Given instruction
Copy exactly, and only, the lines starting at the line with "Rebuild this chart" and ending at the line with "const yMax = 0.14;". Leave every picture out of the copy.

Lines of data
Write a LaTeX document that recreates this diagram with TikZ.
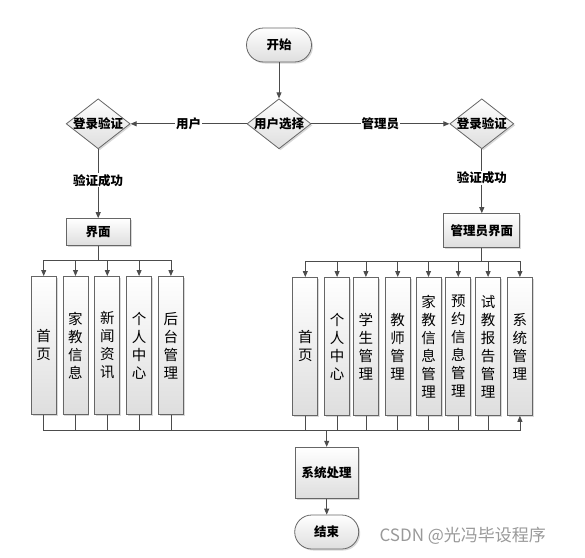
\documentclass[tikz,border=0pt]{standalone}
\usepackage{fontspec}
\setmainfont{Noto Sans CJK SC}
\usetikzlibrary{positioning, arrows.meta, shapes.geometric, shadows, calc}

\begin{document}
\begin{tikzpicture}[
  x=1pt, y=1pt,
  font=\fontsize{12.5}{14}\selectfont\bfseries,
  >={Triangle[length=6pt, width=5pt]},
  line/.style={draw=black!70, line width=0.8pt},
  arr/.style={line, ->},
  shade/.style={draw=black!60, line width=0.8pt, top color=white, bottom color=black!13,
    drop shadow={shadow xshift=1.5pt, shadow yshift=-1.5pt, fill=black!30, opacity=0.5}},
  term/.style={shade, rounded corners=17pt, minimum width=65pt, minimum height=34pt},
  decide/.style={shade, diamond, aspect=1.28, inner sep=-1.5pt, minimum width=64pt, minimum height=50pt},
  box/.style={shade, rectangle, minimum width=64pt, minimum height=27pt},
  col/.style={shade, rectangle, minimum width=25pt, minimum height=138pt, inner sep=0pt, align=center,
    font=\fontsize{14.5}{18}\selectfont\mdseries},
  lbl/.style={fill=white, inner sep=1pt},
]
\useasboundingbox (-279,45) rectangle (306,-512);

% ---- start and user choice ----
\node[term] (start) at (0,0) {开始};
\node[decide, below=36pt of start] (choose) {用户选择};
\draw[arr] (start) -- (choose);

% ---- two logins ----
\node[decide, left=116pt of choose] (loginU) {登录验证};
\node[decide, right=138pt of choose] (loginA) {登录验证};
\draw[arr] (choose) -- node[lbl] {用户} (loginU);
\draw[arr] (choose) -- node[lbl] {管理员} (loginA);

\node[box, below=69pt of loginU] (uiU) {界面};
\node[box, below=64pt of loginA, minimum width=76pt, minimum height=34pt] (uiA) {管理员界面};
\draw[arr] (loginU) -- node[lbl, pos=0.45] {验证成功} (uiU);
\draw[arr] (loginA) -- node[lbl, pos=0.45] {验证成功} (uiA);

% ---- user modules ----
\node[col, below=30pt of uiU, xshift=-54.5pt] (uL1) {首\\页};
\node[col, right=6pt of uL1] (uL2) {家\\教\\信\\息};
\node[col, right=6pt of uL2] (uL3) {新\\闻\\资\\讯};
\node[col, right=6pt of uL3] (uL4) {个\\人\\中\\心};
\node[col, right=6pt of uL4] (uL5) {后\\台\\管\\理};

% ---- admin modules ----
\node[col, below=29pt of uiA, xshift=-176.5pt] (rL1) {首\\页};
\node[col, right=6pt of rL1] (rL2) {个\\人\\中\\心};
\node[col, right=3pt of rL2] (rL3) {学\\生\\管\\理};
\node[col, right=6pt of rL3] (rL4) {教\\师\\管\\理};
\node[col, right=5pt of rL4] (rL5) {家\\教\\信\\息\\管\\理};
\node[col, right=4pt of rL5] (rL6) {预\\约\\信\\息\\管\\理};
\node[col, right=4pt of rL6] (rL7) {试\\教\\报\\告\\管\\理};
\node[col, right=6pt of rL7] (rL8) {系\\统\\管\\理};

% ---- top buses ----
\coordinate[below=14pt of uiU.south] (busU);
\coordinate[below=13pt of uiA.south] (busA);
\draw[line] (uiU) -- (busU);
\draw[line] (uiA) -- (busA);
\draw[line] (uL1.north |- busU) -- (uL5.north |- busU);
\draw[line] (rL1.north |- busA) -- (rL8.north |- busA);
\foreach \c in {uL1,uL2,uL3,uL4,uL5} \draw[arr] (\c.north |- busU) -- (\c);
\foreach \c in {rL1,rL2,rL3,rL4,rL5,rL6,rL7,rL8} \draw[arr] (\c.north |- busA) -- (\c);

% ---- bottom bus and end ----
\coordinate[below=16pt of uL1.south] (busB);
\foreach \c in {uL1,uL2,uL3,uL4,uL5,rL1,rL2,rL3,rL4,rL5,rL6,rL7} \draw[line] (\c.south) -- (\c.south |- busB);
\draw[line] (busB) -- (rL8.south |- busB);
\draw[arr] (rL8.south |- busB) -- (rL8.south);

\node[box, below=16pt of busB, xshift=283pt, minimum width=63pt, minimum height=51pt] (sys) {系统处理};
\draw[arr] (sys.north |- busB) -- (sys);
\node[term, below=16pt of sys, minimum width=64pt] (stop) {结束};
\draw[arr] (sys) -- (stop);

\node[anchor=west, text=black!40, font=\fontsize{17}{20}\selectfont\mdseries] (wm) at (97,-491) {CSDN @光冯毕设程序};
\end{tikzpicture}
\end{document}
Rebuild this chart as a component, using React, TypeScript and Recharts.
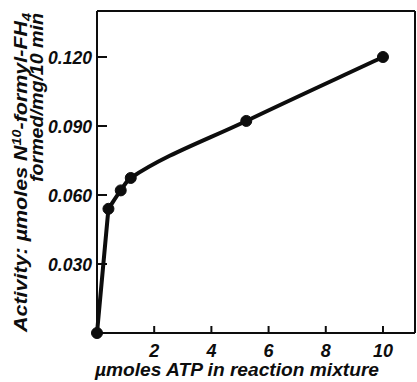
import React from 'react';
import { LineChart, Line, XAxis, YAxis, ReferenceLine } from 'recharts';

// ATP concentration (µmoles in reaction mixture)
const atpAmounts = [0, 0.4, 0.83, 1.18, 5.22, 10];
// Activity: µmoles N10-formyl-FH4 formed / mg / 10 min
const activity = [0, 0.054, 0.062, 0.0674, 0.0922, 0.12];

const xTicks = [2, 4, 6, 8, 10];
const yTicks = [0.03, 0.06, 0.09, 0.12];
const xMax = 11.12;
const yMax = 0.14;

const data = atpAmounts.map((atp, i) => ({ atp, activity: activity[i] }));

const INK = '#0d0d0d';
const FONT = '"Liberation Sans", Arial, sans-serif';

// Hand-drawn style curve: straight rise off the origin, then a smooth spline
// whose tangent at each point blends the Catmull-Rom direction with the
// bisector of the neighbouring chords.
const curveHand = (context: any) => {
  let pts: number[][] = [];
  const unit = (a: number[], b: number[]) => {
    const dx = b[0] - a[0];
    const dy = b[1] - a[1];
    const l = Math.hypot(dx, dy) || 1;
    return [dx / l, dy / l];
  };
  const tangent = (i: number) => {
    const n = pts.length;
    if (i <= 1 || i >= n - 1) {
      const a = pts[Math.max(i - 1, 1)];
      const b = pts[Math.min(i + 1, n - 1)];
      return unit(i <= 1 ? pts[i] : a, i <= 1 ? b : pts[i]);
    }
    const u1 = unit(pts[i - 1], pts[i]);
    const u2 = unit(pts[i], pts[i + 1]);
    const cr = unit(pts[i - 1], pts[i + 1]);
    const bis = unit([0, 0], [u1[0] + u2[0], u1[1] + u2[1]]);
    return unit([0, 0], [cr[0] + bis[0], cr[1] + bis[1]]);
  };
  return {
    areaStart() {},
    areaEnd() {},
    lineStart() {
      pts = [];
    },
    point(x: number, y: number) {
      pts.push([+x, +y]);
    },
    lineEnd() {
      const n = pts.length;
      if (!n) return;
      context.moveTo(pts[0][0], pts[0][1]);
      for (let i = 0; i < n - 1; i++) {
        const p1 = pts[i];
        const p2 = pts[i + 1];
        if (i === 0) {
          context.lineTo(p2[0], p2[1]);
          continue;
        }
        const len = Math.hypot(p2[0] - p1[0], p2[1] - p1[1]) / 3;
        const t1 = tangent(i);
        const t2 = tangent(i + 1);
        context.bezierCurveTo(
          p1[0] + t1[0] * len,
          p1[1] + t1[1] * len,
          p2[0] - t2[0] * len,
          p2[1] - t2[1] * len,
          p2[0],
          p2[1]
        );
      }
    },
  };
};

const XTick = (props: any) => {
  const { x, y, payload } = props;
  return (
    <g>
      <line x1={x} y1={y} x2={x} y2={y - 7} stroke={INK} strokeWidth={2} />
      <text
        x={x}
        y={y + 24}
        textAnchor="middle"
        fontFamily={FONT}
        fontSize={18}
        fontWeight="bold"
        fontStyle="italic"
        fill={INK}
      >
        {payload.value}
      </text>
    </g>
  );
};

const YTick = (props: any) => {
  const { x, y, payload } = props;
  return (
    <g>
      <line x1={x} y1={y} x2={x + 10} y2={y} stroke={INK} strokeWidth={2} />
      <text
        x={x - 5}
        y={y + 7}
        textAnchor="end"
        fontFamily={FONT}
        fontSize={18}
        fontWeight="bold"
        fontStyle="italic"
        fill={INK}
        textLength={44}
        lengthAdjust="spacingAndGlyphs"
      >
        {Number(payload.value).toFixed(3)}
      </text>
    </g>
  );
};

const YLabel = () => (
  <g fontFamily={FONT} fontWeight="bold" fontStyle="italic" fill={INK}>
    <text
      transform="translate(27,13) rotate(-90)"
      textAnchor="end"
      fontSize={18}
      textLength={319}
      lengthAdjust="spacingAndGlyphs"
    >
      Activity: µmoles N
      <tspan fontSize={12} dy={-6}>10</tspan>
      <tspan dy={6}>-formyl-FH</tspan>
      <tspan fontSize={12} dy={4}>4</tspan>
    </text>
    <text
      transform="translate(43,13) rotate(-90)"
      textAnchor="end"
      fontSize={18}
      textLength={169}
      lengthAdjust="spacingAndGlyphs"
    >
      formed/mg/10 min
    </text>
  </g>
);

const XLabel = (props: any) => {
  const vb = props.viewBox || { x: 97, y: 333, width: 318, height: 49 };
  return (
    <text
      x={vb.x + 140}
      y={vb.y + 43}
      textAnchor="middle"
      fontFamily={FONT}
      fontSize={18}
      fontWeight="bold"
      fontStyle="italic"
      fill={INK}
      textLength={284}
      lengthAdjust="spacingAndGlyphs"
    >
      µmoles ATP in reaction mixture
    </text>
  );
};

export default function App() {
  return (
    <div style={{ position: 'absolute', left: 0, top: 0, background: '#fff' }}>
      <LineChart
        width={417}
        height={382}
        data={data}
        margin={{ top: 11, right: 2, bottom: 0, left: 0 }}
      >
        <XAxis
          dataKey="atp"
          type="number"
          domain={[0, xMax]}
          ticks={xTicks}
          tickSize={0}
          tickMargin={0}
          tickLine={false}
          tick={<XTick />}
          axisLine={{ stroke: INK, strokeWidth: 2 }}
          height={49}
          label={<XLabel />}
        />
        <YAxis
          type="number"
          domain={[0, yMax]}
          ticks={yTicks}
          tickSize={0}
          tickMargin={0}
          tickLine={false}
          tick={<YTick />}
          axisLine={{ stroke: INK, strokeWidth: 2 }}
          width={97}
          label={<YLabel />}
        />
        <ReferenceLine y={yMax} stroke={INK} strokeWidth={2} />
        <ReferenceLine x={xMax} stroke={INK} strokeWidth={2} />
        <Line
          type={curveHand as any}
          dataKey="activity"
          stroke={INK}
          strokeWidth={4}
          dot={{ r: 5.5, fill: INK, stroke: INK, strokeWidth: 1 }}
          isAnimationActive={false}
        />
      </LineChart>
    </div>
  );
}
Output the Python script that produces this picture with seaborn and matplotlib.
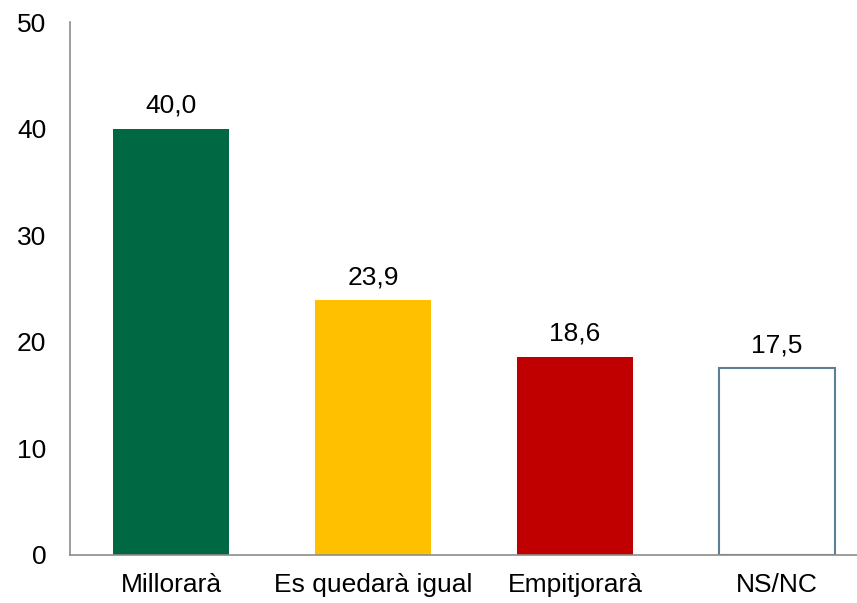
import matplotlib
matplotlib.use("Agg")
import matplotlib.pyplot as plt
import seaborn as sns
import pandas as pd

categories = ["Millorarà", "Es quedarà igual", "Empitjorarà", "NS/NC"]
values = [40.0, 23.9, 18.6, 17.5]
value_labels = ["40,0", "23,9", "18,6", "17,5"]
y_ticks = [0, 10, 20, 30, 40, 50]

sns.set_theme(style="white")
plt.rcParams['font.family'] = ['Liberation Sans', 'DejaVu Sans']
plt.rcParams['text.color'] = 'black'
plt.rcParams['xtick.color'] = 'black'
plt.rcParams['ytick.color'] = 'black'

df = pd.DataFrame({"cat": categories, "val": values})
fig = plt.figure(figsize=(8.57, 6.03), dpi=100)
ax = fig.add_axes([70/857, 48/603, 787/857, 533/603])
sns.barplot(data=df, x="cat", y="val", ax=ax, width=0.574, order=categories)

fills = ["#006843", "#FFC000", "#C00000", "white"]
edges = ["#006843", "#FFC000", "#C00000", "#5B7F95"]
for p, f, e in zip(ax.patches, fills, edges):
    p.set_facecolor(f)
    p.set_edgecolor(e)
    p.set_linewidth(1.5 if f == "white" else 0)

for i, (v, t) in enumerate(zip(values, value_labels)):
    ax.text(i, v + 1.5, t, ha="center", va="baseline", fontsize=19, color="black")

ax.set_xlim(-0.5, -0.5 + 787/202)
ax.set_ylim(0, 50)
ax.set_yticks(y_ticks)
ax.set_yticklabels([str(t) for t in y_ticks])
ax.tick_params(axis="y", labelsize=19, length=0, pad=17, labelcolor="black")
ax.tick_params(axis="x", labelsize=19, length=0, pad=13, labelcolor="black")
ax.set_xlabel("")
ax.set_ylabel("")
for s in ["top", "right"]:
    ax.spines[s].set_visible(False)
for s in ["left", "bottom"]:
    ax.spines[s].set_color("#8C8C8C")
    ax.spines[s].set_linewidth(1.2)
ax.grid(False)

fig.savefig("out.png", dpi=100)
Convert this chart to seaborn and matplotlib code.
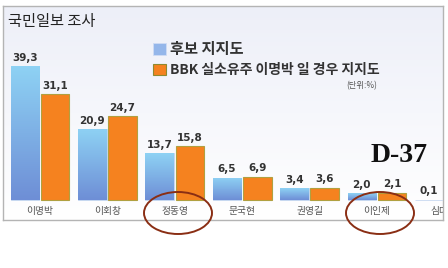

Written solution
Rebuild this chart as a component, using React, TypeScript and Recharts.
import React from 'react';
import { LineChart, Line, XAxis, YAxis, ReferenceLine } from 'recharts';

// ATP concentration (µmoles in reaction mixture)
const atpAmounts = [0, 0.4, 0.83, 1.18, 5.22, 10];
// Activity: µmoles N10-formyl-FH4 formed / mg / 10 min
const activity = [0, 0.054, 0.062, 0.0674, 0.0922, 0.12];

const xTicks = [2, 4, 6, 8, 10];
const yTicks = [0.03, 0.06, 0.09, 0.12];
const xMax = 11.12;
const yMax = 0.14;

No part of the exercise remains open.